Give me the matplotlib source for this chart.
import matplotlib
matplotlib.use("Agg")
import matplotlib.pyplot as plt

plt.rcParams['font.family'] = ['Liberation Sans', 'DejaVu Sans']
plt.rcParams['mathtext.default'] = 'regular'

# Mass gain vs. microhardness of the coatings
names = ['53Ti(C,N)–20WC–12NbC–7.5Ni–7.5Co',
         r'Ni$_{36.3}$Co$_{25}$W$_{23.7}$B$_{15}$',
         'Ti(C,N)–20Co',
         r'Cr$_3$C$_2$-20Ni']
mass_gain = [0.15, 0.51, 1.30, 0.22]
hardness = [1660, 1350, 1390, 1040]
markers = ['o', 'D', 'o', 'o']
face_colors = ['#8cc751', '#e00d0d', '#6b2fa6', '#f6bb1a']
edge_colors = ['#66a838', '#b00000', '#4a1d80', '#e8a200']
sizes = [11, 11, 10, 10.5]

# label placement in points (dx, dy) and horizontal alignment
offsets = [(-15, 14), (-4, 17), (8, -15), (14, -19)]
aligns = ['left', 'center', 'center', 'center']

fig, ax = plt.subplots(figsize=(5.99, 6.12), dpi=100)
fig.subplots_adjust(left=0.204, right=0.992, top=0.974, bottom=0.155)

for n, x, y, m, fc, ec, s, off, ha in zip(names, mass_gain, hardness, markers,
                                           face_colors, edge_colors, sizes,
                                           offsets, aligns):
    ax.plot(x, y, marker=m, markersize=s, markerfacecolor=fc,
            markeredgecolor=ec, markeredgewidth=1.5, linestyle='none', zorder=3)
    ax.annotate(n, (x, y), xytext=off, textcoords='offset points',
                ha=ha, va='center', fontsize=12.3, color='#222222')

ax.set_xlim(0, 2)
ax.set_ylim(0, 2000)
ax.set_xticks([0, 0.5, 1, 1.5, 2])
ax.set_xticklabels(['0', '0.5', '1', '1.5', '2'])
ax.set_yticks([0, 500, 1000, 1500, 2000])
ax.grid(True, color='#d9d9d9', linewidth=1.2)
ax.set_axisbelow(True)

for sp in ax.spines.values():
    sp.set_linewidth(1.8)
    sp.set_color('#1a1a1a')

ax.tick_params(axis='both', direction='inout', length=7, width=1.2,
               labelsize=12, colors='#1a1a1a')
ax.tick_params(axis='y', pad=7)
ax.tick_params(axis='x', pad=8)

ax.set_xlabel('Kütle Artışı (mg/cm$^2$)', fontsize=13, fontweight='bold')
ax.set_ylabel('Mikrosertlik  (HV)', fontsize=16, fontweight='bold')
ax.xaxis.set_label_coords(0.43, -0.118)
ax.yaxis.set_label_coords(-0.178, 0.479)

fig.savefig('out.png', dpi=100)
+-------+
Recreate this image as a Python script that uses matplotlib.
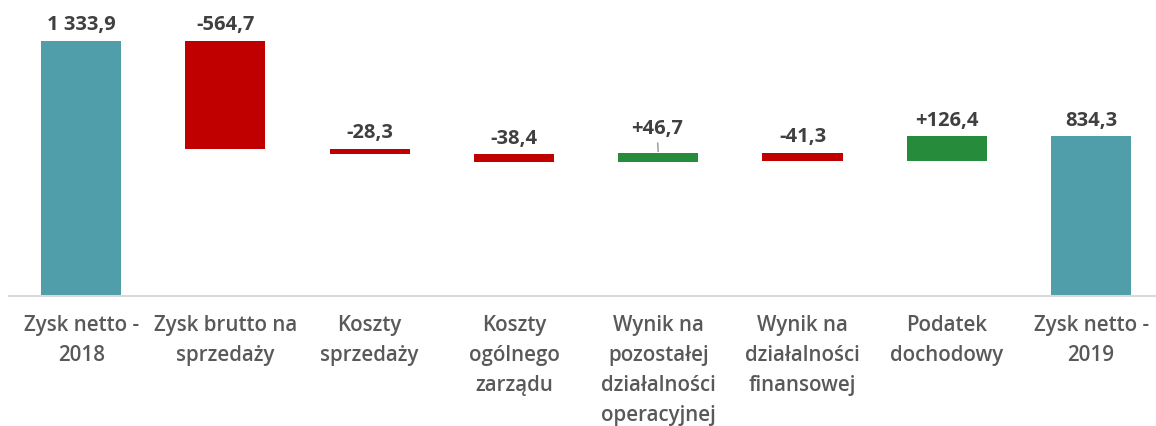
+-------+
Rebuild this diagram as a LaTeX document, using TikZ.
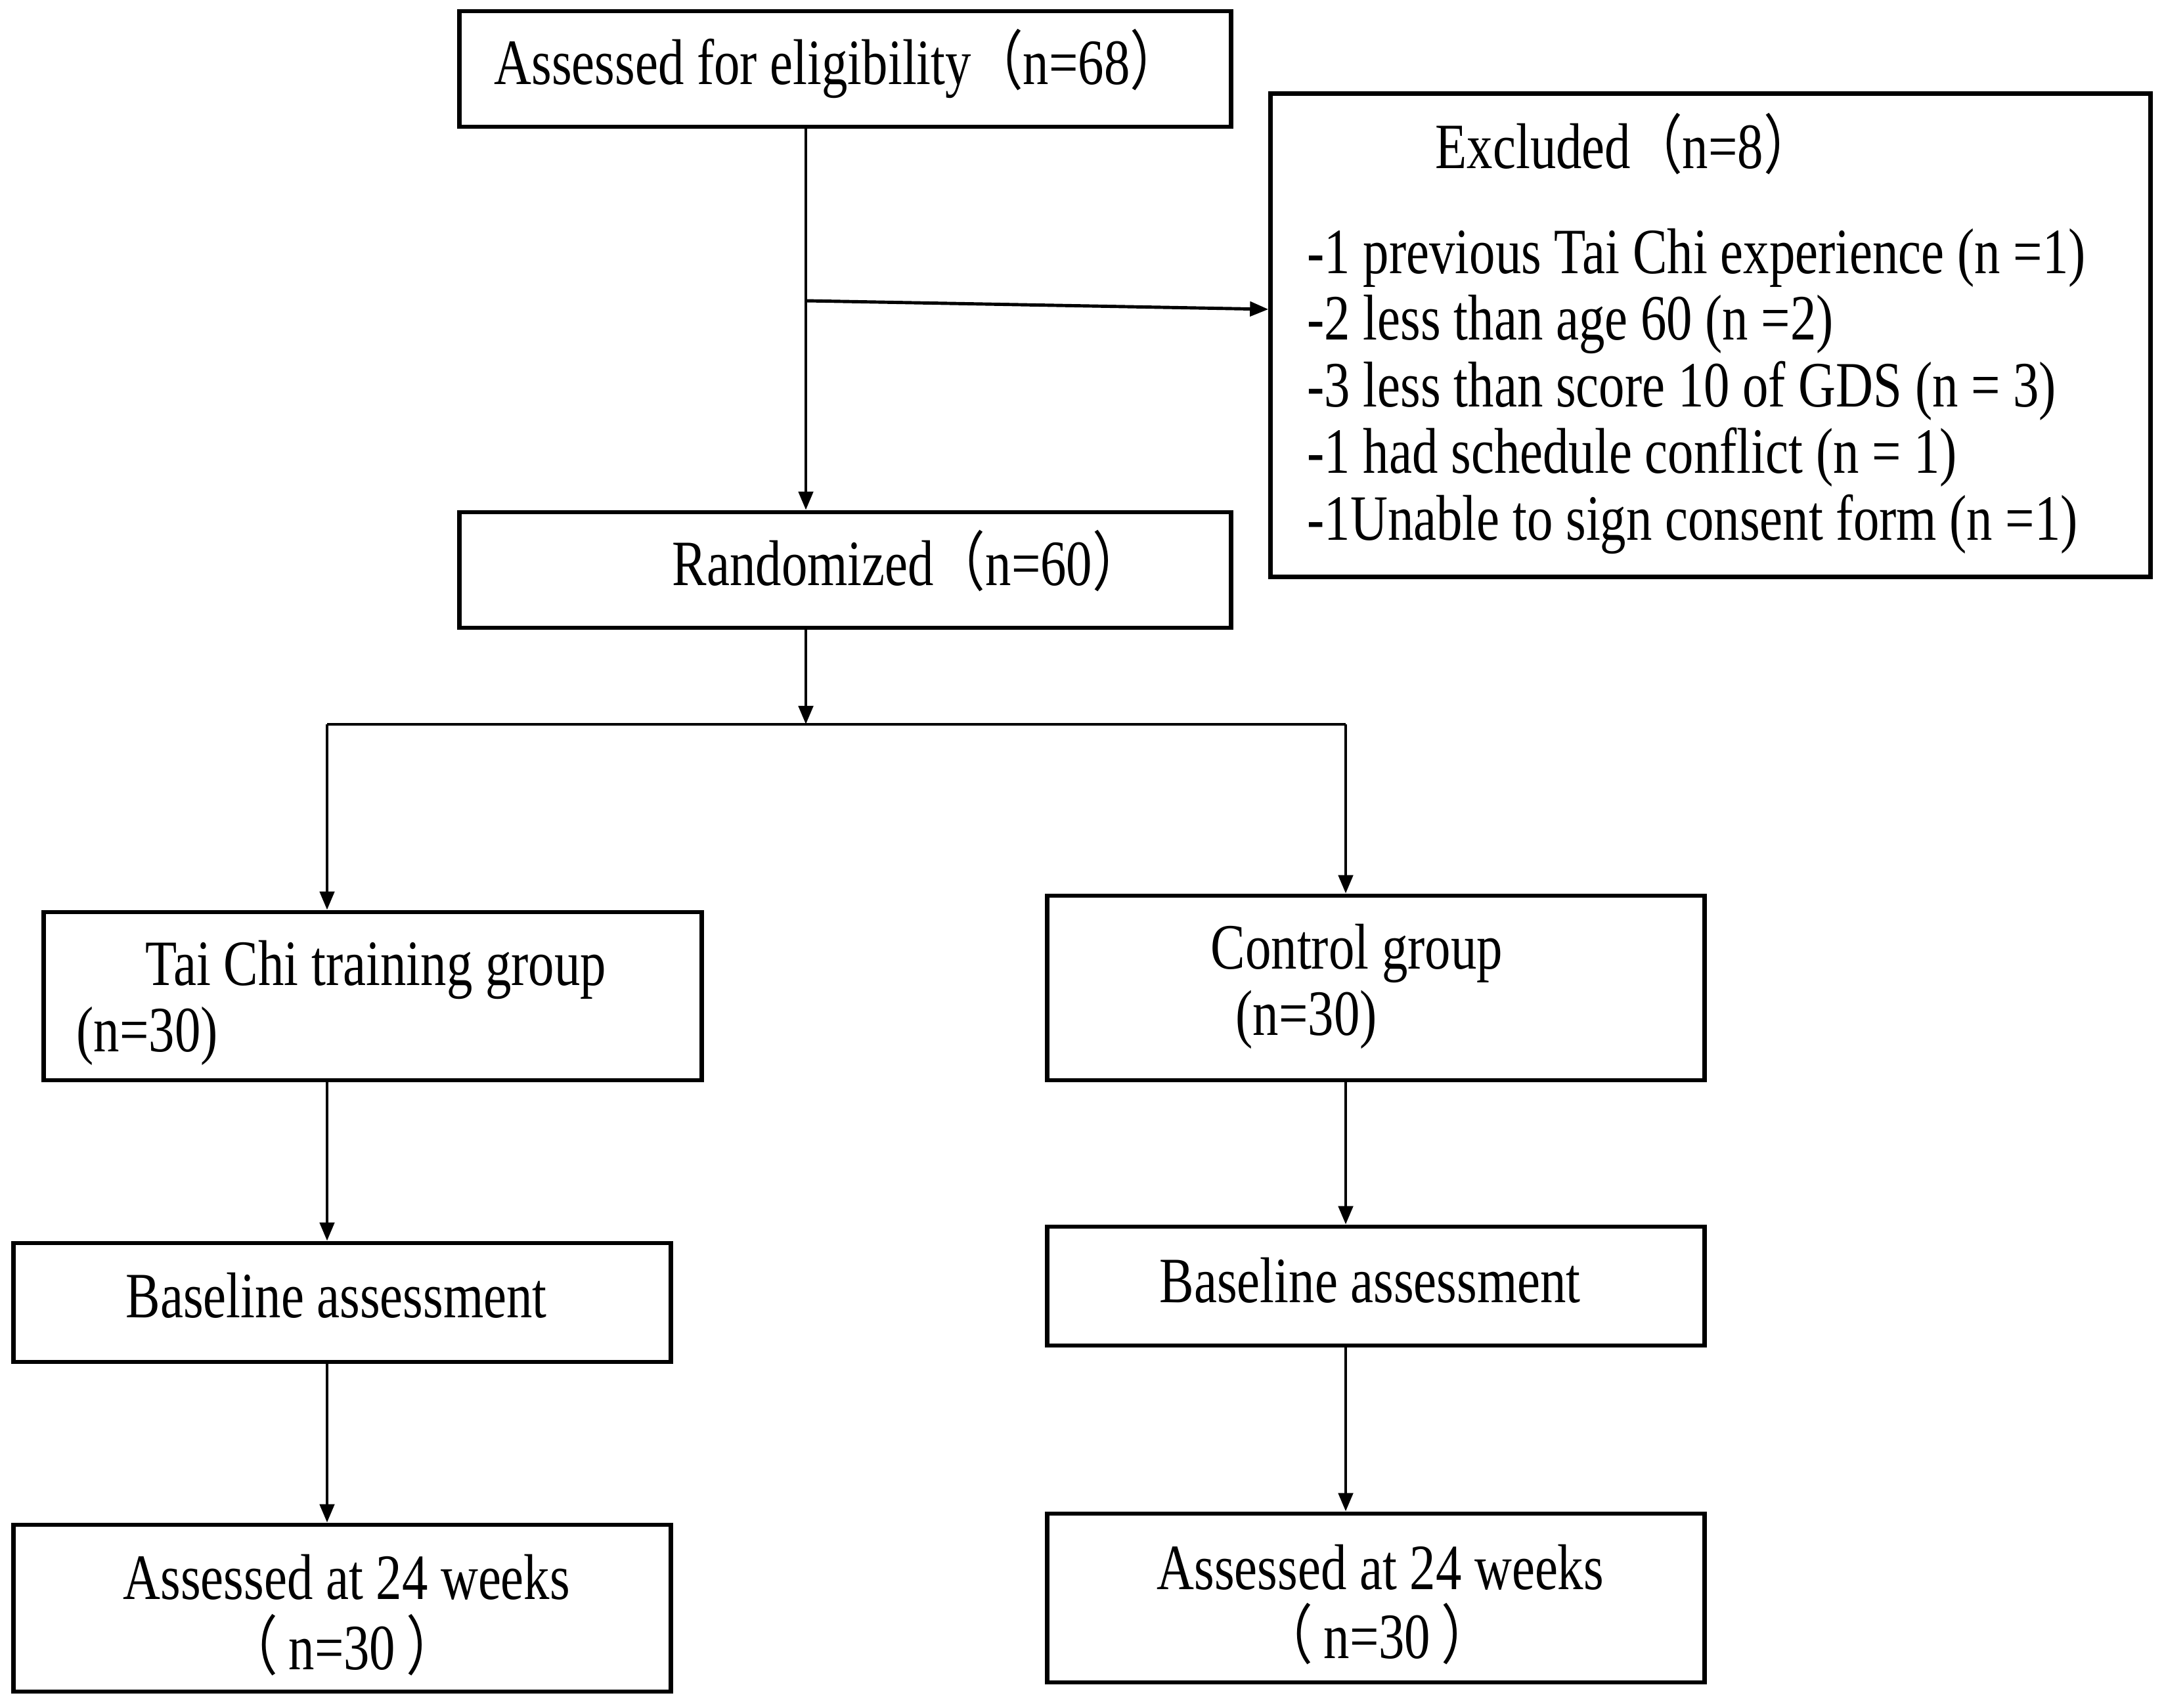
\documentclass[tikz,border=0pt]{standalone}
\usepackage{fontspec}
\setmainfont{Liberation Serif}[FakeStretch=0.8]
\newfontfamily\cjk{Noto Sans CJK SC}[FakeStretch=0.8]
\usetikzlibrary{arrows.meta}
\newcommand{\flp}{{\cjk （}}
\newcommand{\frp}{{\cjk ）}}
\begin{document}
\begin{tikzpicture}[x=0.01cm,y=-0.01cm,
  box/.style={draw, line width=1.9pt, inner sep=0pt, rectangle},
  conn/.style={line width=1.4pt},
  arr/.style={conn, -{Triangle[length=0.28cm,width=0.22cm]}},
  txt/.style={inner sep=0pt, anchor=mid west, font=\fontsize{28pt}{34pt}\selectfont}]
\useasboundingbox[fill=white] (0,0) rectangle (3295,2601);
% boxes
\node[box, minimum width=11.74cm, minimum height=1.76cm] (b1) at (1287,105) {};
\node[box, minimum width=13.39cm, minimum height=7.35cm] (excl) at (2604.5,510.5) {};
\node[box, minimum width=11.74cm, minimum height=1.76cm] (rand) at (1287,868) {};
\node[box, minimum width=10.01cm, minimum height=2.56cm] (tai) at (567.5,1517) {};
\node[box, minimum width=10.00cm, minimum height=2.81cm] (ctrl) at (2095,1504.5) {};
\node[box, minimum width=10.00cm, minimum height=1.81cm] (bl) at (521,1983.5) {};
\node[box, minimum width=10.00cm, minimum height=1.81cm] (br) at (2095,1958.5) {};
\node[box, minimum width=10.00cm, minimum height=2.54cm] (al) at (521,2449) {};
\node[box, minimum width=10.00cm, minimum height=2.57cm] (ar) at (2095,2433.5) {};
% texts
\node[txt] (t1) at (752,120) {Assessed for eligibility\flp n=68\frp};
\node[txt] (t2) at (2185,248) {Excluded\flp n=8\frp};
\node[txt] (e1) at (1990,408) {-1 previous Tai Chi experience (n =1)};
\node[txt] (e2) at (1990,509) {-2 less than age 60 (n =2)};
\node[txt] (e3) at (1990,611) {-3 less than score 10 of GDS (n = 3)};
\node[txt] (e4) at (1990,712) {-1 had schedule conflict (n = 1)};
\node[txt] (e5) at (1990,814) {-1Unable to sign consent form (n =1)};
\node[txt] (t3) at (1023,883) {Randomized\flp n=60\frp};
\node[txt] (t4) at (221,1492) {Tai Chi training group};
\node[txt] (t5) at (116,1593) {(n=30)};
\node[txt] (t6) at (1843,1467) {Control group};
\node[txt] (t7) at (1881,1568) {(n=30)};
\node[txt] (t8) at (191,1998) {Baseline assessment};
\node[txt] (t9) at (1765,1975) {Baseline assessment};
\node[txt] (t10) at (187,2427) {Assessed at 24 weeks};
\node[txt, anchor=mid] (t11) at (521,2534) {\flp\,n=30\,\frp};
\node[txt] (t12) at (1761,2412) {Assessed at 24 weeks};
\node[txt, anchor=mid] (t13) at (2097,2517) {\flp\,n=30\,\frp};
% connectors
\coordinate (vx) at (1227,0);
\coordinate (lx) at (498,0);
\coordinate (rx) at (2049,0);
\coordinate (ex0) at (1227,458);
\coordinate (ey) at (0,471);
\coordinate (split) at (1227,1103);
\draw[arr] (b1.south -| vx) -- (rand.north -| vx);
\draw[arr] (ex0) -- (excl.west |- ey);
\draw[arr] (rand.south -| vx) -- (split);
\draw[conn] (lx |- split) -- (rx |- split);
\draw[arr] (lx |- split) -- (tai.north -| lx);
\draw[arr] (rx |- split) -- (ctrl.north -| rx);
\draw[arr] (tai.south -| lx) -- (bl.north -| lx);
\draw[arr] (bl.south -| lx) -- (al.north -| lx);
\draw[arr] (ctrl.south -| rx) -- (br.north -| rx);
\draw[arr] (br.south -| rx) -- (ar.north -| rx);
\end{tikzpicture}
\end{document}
+-------+
Go through the material and select each line with the string "this" in it.

Give me the matplotlib source for this chart.
Recreate this image as a Python script that uses matplotlib.
Rebuild this diagram as a LaTeX document, using TikZ.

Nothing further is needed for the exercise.